WHAT NEEDS TO BE DONE:
Pictures in the entries below are to be left out; otherwise, reproduce exactly the lines from the first through the line containing "ysep=0pt, minimum height=22.5pt]".

EXTRACTED RECORDS:
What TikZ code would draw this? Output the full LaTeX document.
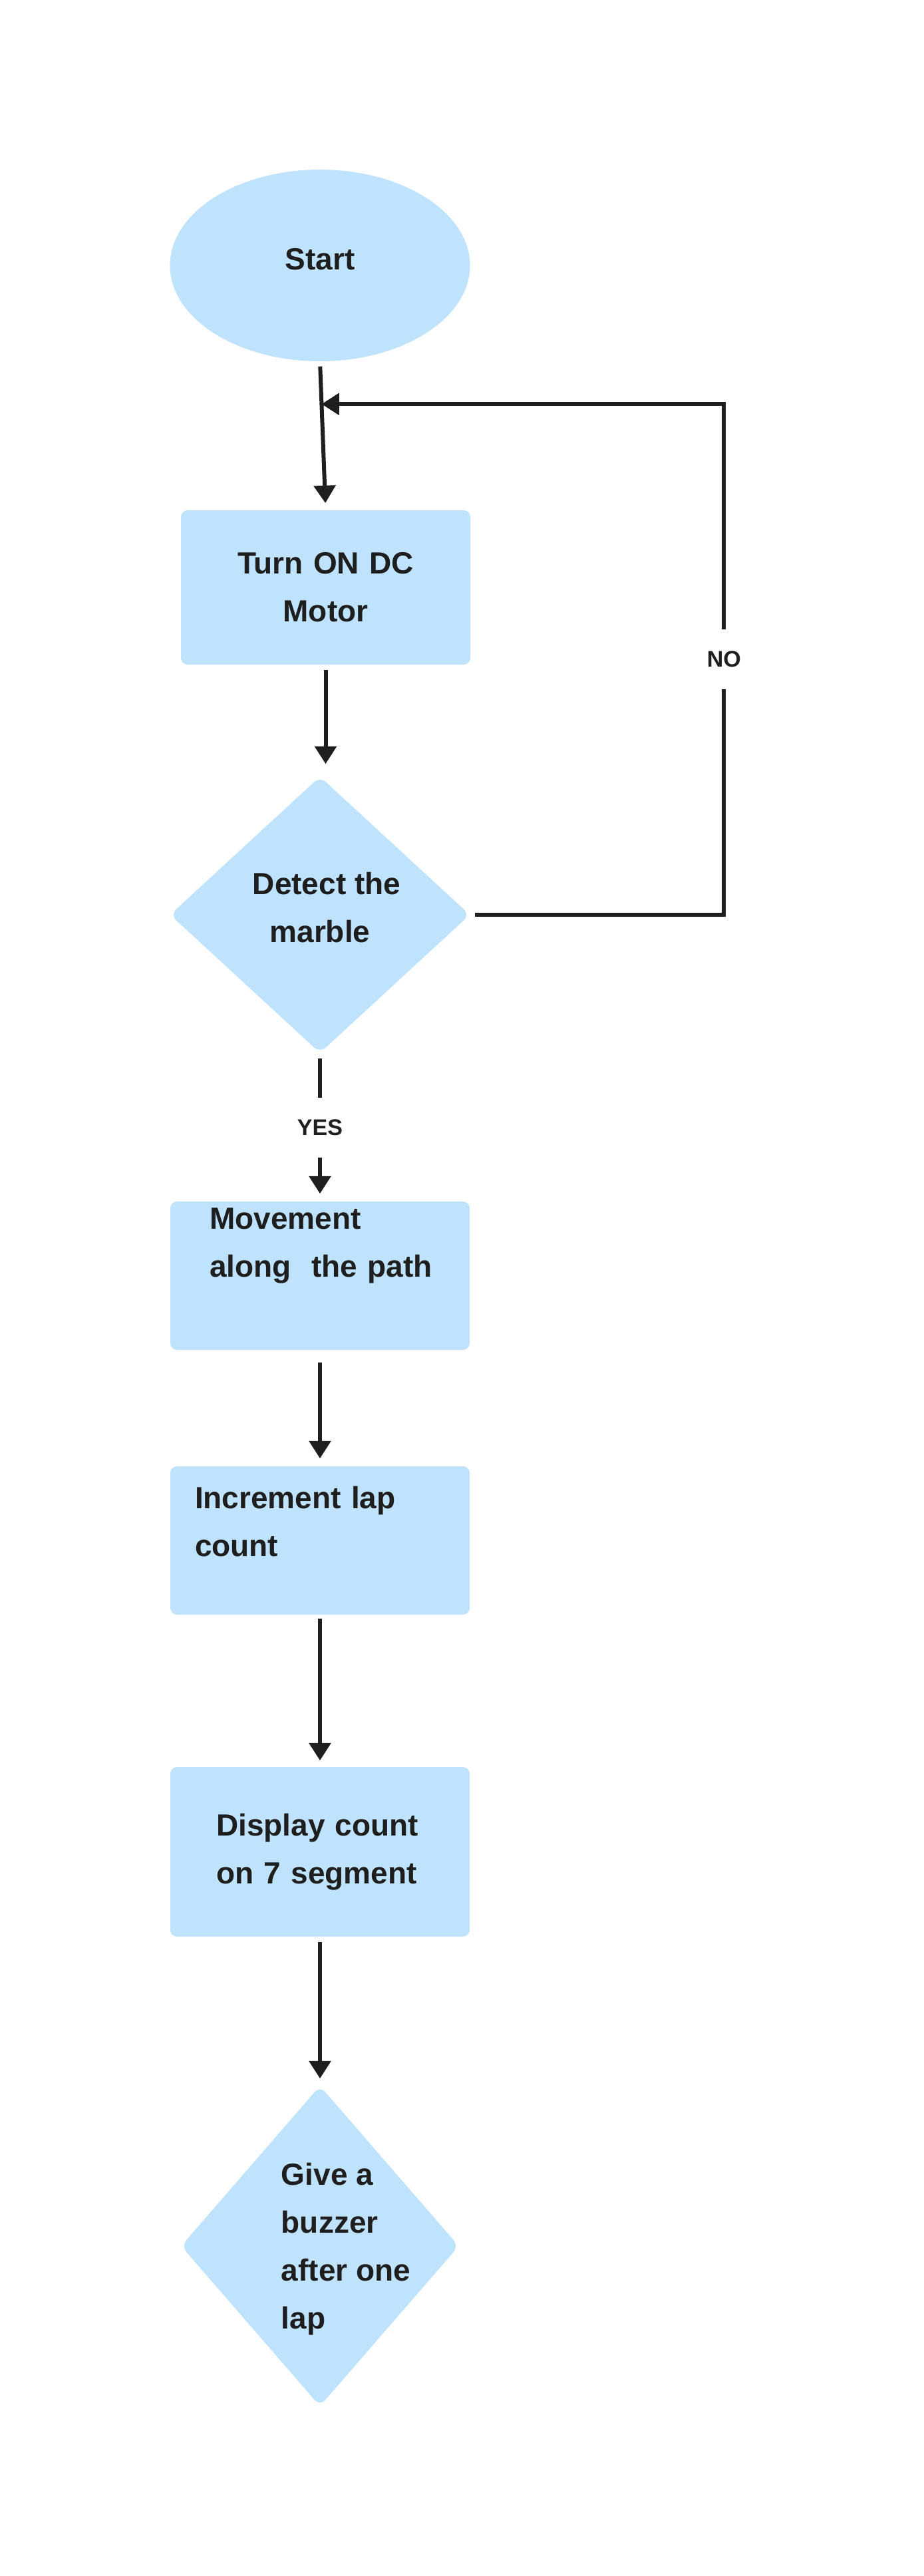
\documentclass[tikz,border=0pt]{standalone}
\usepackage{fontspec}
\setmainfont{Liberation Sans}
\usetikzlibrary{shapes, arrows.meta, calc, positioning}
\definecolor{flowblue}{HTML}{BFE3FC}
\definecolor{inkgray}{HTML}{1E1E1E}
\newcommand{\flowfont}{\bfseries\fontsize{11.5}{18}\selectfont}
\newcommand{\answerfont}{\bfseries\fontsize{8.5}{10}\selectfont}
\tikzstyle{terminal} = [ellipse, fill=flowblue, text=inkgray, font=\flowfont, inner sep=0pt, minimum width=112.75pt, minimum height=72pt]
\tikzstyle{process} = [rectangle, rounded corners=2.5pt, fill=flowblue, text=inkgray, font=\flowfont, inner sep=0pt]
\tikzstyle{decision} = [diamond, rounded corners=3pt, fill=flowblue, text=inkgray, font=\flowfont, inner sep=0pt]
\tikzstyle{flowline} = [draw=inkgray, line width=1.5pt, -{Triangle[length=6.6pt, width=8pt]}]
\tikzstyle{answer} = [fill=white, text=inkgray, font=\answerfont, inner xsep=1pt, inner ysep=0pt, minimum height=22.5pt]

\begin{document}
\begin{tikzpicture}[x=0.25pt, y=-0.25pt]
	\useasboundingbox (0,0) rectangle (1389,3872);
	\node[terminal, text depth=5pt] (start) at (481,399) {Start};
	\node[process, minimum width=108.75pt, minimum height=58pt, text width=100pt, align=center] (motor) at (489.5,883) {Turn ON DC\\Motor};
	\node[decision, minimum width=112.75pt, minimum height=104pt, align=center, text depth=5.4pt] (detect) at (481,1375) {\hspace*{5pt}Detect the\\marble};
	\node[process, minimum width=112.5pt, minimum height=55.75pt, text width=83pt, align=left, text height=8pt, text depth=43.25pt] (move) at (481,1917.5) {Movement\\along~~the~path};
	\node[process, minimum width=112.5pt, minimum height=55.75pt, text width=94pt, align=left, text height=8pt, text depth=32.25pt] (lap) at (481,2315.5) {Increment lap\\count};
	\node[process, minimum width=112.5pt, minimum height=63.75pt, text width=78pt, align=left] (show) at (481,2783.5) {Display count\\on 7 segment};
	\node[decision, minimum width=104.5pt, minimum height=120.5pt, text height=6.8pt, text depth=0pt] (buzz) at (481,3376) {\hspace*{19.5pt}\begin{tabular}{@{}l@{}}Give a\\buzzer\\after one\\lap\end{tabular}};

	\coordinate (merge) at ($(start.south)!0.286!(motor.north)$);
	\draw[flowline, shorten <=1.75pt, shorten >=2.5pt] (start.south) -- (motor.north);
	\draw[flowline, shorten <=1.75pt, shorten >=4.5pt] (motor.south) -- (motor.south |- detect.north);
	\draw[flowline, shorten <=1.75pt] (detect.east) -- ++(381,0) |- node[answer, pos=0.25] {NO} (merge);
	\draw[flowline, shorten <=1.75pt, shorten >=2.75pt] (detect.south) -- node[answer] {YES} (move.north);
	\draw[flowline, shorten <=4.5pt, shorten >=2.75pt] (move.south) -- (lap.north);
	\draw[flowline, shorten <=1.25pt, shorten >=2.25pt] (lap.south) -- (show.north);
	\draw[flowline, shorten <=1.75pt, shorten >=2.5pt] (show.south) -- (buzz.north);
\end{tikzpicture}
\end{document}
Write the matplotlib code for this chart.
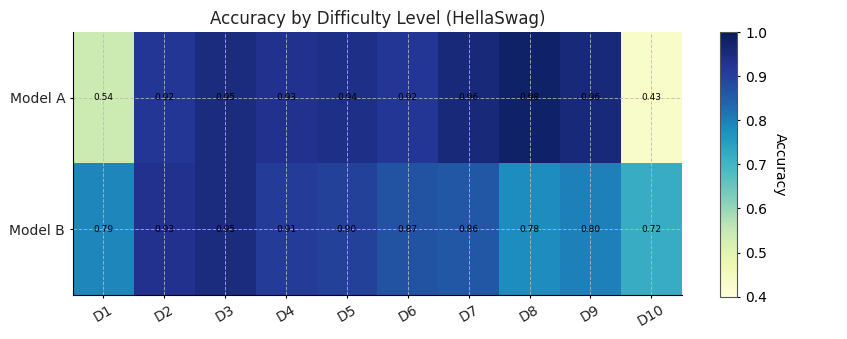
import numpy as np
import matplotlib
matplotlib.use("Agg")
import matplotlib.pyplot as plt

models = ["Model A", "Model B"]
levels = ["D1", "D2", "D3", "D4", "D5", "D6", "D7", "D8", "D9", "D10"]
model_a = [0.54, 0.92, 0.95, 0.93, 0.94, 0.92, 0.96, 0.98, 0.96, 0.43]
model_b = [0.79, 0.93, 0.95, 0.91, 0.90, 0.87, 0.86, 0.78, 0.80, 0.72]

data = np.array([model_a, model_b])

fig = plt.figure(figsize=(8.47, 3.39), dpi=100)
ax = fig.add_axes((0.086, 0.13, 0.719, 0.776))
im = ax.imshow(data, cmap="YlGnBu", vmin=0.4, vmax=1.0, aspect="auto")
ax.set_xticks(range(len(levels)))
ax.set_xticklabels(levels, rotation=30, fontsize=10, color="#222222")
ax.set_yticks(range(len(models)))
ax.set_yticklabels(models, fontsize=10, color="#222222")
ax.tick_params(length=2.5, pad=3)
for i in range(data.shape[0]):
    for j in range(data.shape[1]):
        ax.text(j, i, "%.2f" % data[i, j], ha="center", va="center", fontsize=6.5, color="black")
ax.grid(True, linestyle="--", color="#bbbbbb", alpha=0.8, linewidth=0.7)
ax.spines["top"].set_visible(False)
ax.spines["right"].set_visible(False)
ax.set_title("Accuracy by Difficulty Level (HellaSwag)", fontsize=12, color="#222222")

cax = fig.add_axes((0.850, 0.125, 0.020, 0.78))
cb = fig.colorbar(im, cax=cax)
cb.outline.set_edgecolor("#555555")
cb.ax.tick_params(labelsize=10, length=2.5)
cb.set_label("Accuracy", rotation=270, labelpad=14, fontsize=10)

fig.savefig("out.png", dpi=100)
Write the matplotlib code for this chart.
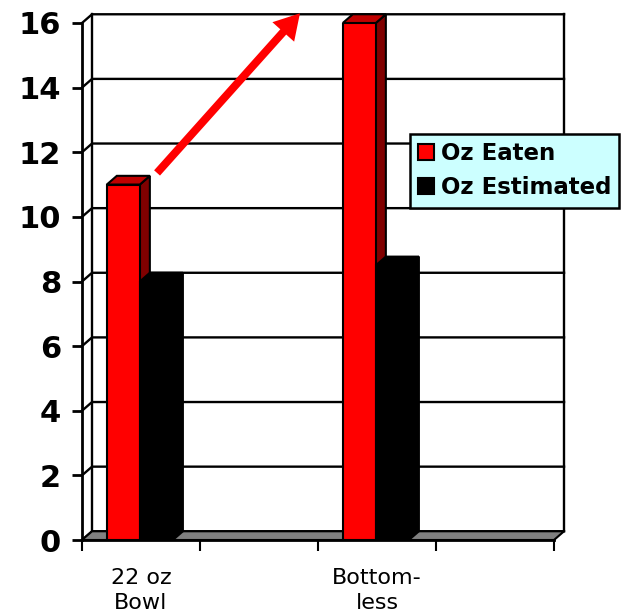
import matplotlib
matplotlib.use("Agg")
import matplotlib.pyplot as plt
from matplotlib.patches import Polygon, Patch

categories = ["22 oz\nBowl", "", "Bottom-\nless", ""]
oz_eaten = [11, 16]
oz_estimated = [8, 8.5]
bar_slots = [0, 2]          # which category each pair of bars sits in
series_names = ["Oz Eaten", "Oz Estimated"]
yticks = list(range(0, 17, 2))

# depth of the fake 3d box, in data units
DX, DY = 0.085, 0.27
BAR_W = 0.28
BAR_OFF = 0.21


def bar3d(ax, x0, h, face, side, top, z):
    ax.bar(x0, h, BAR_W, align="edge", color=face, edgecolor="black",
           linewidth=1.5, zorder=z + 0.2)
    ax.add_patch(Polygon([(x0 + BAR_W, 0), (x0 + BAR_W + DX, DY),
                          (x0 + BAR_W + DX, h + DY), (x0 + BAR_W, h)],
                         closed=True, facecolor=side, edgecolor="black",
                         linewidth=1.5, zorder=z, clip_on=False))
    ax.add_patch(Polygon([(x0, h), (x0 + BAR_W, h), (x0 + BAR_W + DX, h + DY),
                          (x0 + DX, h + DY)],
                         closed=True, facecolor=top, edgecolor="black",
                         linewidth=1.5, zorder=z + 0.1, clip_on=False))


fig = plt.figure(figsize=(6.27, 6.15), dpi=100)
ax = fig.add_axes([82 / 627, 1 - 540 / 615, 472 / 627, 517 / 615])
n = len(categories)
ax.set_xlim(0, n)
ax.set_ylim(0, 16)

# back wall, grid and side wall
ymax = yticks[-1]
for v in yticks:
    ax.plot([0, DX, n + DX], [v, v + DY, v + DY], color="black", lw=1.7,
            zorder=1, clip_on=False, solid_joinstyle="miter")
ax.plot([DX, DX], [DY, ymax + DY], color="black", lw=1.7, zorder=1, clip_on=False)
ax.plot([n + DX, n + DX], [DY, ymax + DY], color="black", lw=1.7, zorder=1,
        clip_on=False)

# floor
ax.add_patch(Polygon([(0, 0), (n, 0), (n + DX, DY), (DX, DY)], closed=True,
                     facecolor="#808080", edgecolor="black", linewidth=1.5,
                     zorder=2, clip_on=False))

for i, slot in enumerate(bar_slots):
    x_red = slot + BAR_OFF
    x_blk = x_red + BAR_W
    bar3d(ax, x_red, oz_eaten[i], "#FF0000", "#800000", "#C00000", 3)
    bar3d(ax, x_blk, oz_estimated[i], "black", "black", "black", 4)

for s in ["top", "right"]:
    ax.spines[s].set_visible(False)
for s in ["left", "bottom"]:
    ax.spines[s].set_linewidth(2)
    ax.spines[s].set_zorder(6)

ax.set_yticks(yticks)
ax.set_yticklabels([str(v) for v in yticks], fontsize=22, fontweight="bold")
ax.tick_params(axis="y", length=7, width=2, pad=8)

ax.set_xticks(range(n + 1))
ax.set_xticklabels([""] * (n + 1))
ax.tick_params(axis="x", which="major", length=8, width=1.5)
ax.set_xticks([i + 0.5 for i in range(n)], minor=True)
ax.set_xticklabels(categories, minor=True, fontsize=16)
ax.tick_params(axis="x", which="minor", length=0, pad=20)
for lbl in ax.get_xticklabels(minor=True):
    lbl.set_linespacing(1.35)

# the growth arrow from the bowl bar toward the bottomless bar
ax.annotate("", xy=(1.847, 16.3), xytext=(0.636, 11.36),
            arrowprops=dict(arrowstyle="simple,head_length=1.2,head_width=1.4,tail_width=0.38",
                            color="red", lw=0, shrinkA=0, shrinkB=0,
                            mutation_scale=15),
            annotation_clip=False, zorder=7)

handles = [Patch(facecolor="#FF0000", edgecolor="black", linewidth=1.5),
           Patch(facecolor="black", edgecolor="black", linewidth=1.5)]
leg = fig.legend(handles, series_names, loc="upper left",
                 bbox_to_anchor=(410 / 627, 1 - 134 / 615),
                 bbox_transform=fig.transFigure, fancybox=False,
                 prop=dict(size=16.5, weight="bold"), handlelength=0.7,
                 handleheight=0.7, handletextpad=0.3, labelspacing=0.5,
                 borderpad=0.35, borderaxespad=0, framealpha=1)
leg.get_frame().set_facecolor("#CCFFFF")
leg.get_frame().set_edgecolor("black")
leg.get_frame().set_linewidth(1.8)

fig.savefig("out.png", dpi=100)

WRITTEN REPLY:
What TikZ code would draw this? Output the full LaTeX document.
\documentclass[tikz,border=0pt]{standalone}
\usepackage{fontspec}
\setmainfont{Liberation Sans}
\usetikzlibrary{shapes, arrows.meta, calc, positioning}
\definecolor{flowblue}{HTML}{BFE3FC}
\definecolor{inkgray}{HTML}{1E1E1E}
\newcommand{\flowfont}{\bfseries\fontsize{11.5}{18}\selectfont}
\newcommand{\answerfont}{\bfseries\fontsize{8.5}{10}\selectfont}
\tikzstyle{terminal} = [ellipse, fill=flowblue, text=inkgray, font=\flowfont, inner sep=0pt, minimum width=112.75pt, minimum height=72pt]
\tikzstyle{process} = [rectangle, rounded corners=2.5pt, fill=flowblue, text=inkgray, font=\flowfont, inner sep=0pt]
\tikzstyle{decision} = [diamond, rounded corners=3pt, fill=flowblue, text=inkgray, font=\flowfont, inner sep=0pt]
\tikzstyle{flowline} = [draw=inkgray, line width=1.5pt, -{Triangle[length=6.6pt, width=8pt]}]
\tikzstyle{answer} = [fill=white, text=inkgray, font=\answerfont, inner xsep=1pt, inner ysep=0pt, minimum height=22.5pt]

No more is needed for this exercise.